What’s the best way to get healthy relief?
Start by talking with your doctor. Research tells us that only 22 percent of women over the age of 50 feel comfortable discussing sex with their physician. That’s just crazy, ladies! There is no reason to be embarrassed about the natural functioning of your body, including the vagina.
Also, think about using a vaginal moisturizer. The same way a facial cream keeps your complexion moist and smooth, an intimate lubricant helps protect the health of vaginal tissue. So, moisturize! And remember…
- Oil-based lubricants can deteriorate latex. It’s best to use a water-based moisturizer if you use latex condoms. Doing so will ensure the condom’s ability to help prevent unplanned pregnancy and protect you from sexually transmitted diseases.

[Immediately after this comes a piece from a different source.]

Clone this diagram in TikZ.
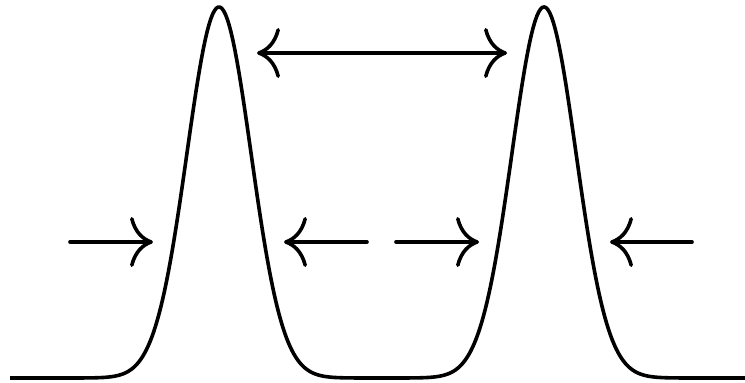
\documentclass[tikz,border=0pt]{standalone}
\usetikzlibrary{arrows.meta}

\begin{document}
\begin{tikzpicture}[
    x=0.05cm, y=0.05cm,
    >={Computer Modern Rightarrow[length=1.15cm, width=2.5cm, round]},
    curve/.style={line width=0.18cm, line join=round},
    push/.style={line width=0.18cm, line cap=round, ->},
    spread/.style={line width=0.18cm, line cap=round, <->},
    declare function={bump(\x,\m)=exp(-0.5*((\x-\m)/32)^2);},
]
\useasboundingbox (0,0) rectangle (745,382);

% two peaks on one baseline
\draw[curve] plot[domain=10:745, samples=400] (\x, {4+371*(bump(\x,219)+bump(\x,544))});

% ends of the arrows
\coordinate (gapL) at (257,329);
\coordinate (gapR) at (507,329);
\coordinate (inA) at (70,140);
\coordinate (tipA) at (153,140);
\coordinate (inB) at (367,140);
\coordinate (tipB) at (284,140);
\coordinate (inC) at (396,140);
\coordinate (tipC) at (479,140);
\coordinate (inD) at (692,140);
\coordinate (tipD) at (610,140);

\draw[spread] (gapL) -- (gapR);
\draw[push] (inA) -- (tipA);
\draw[push] (inB) -- (tipB);
\draw[push] (inC) -- (tipC);
\draw[push] (inD) -- (tipD);
\end{tikzpicture}
\end{document}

- On the other hand, water-based lubricants feel wet and cold when applied. Plus, they usually contain alcohol, which actually dries and irritates your vagina. So, for regular use, an oil-based lubricant may be the wiser choice, along with a lambskin or polyurethane condom.
- If you want an oil-based moisturizer, choose one like Crème de la Femme, made from 100 percent pharmaceutical-grade oils. Lower-grade oils can expose you to unhealthy additives.
- Avoid any intimate product that contains glycerin since it encourages yeast to grow. (That’s why so many women feel itchy and uncomfortable soon after using a lubricant).
Other Natural Remedies for Vaginal Dryness
With some independent research and follow-up effort, it is possible to get natural relief from this irritating problem. Every woman is different, so it may take some testing to find the solution that works best for you. Consider the following in your search:
Sea Buckthorn capsules can help. This herb has gained a lot of attention lately. Many women report that two capsules, taken twice daily, have restored some natural moisture. Research suggests that it works because it’s so high in Omega-7 fatty acids.
Eat foods rich in plant estrogen. These include yams, soybeans, and soy products. Be aware, though, that phytoestrogens can stimulate estrogen-like activity throughout the body. So, if you have a history of gynecological cancer, you should speak with your doctor before adding these foods to your diet.
Consume good fat, too. Intimate moisture requires estrogen. And estrogen is ultimately produced from cholesterol. So if you want more natural lubrication, eat more fat. Don’t go wild for donuts, though! Stick with monounsaturated and polyunsaturated fats. Try to limit them to only about 10 percent of your daily caloric intake. Good sources include avocado, nuts, olives, nut butter, tofu, and fatty fish (salmon, tuna, or sardines).
Reduce Caffeine. We think of caffeine drinks as “liquids.” In fact, they dehydrate the body, including vaginal tissue.
Stop douching. It disrupts the vagina’s normal chemical balance, which often leads to irritation and dryness.
Good luck. With a little research and some manageable lifestyle adjustments, you can make a real difference in your comfort level. So stay safe, and be well.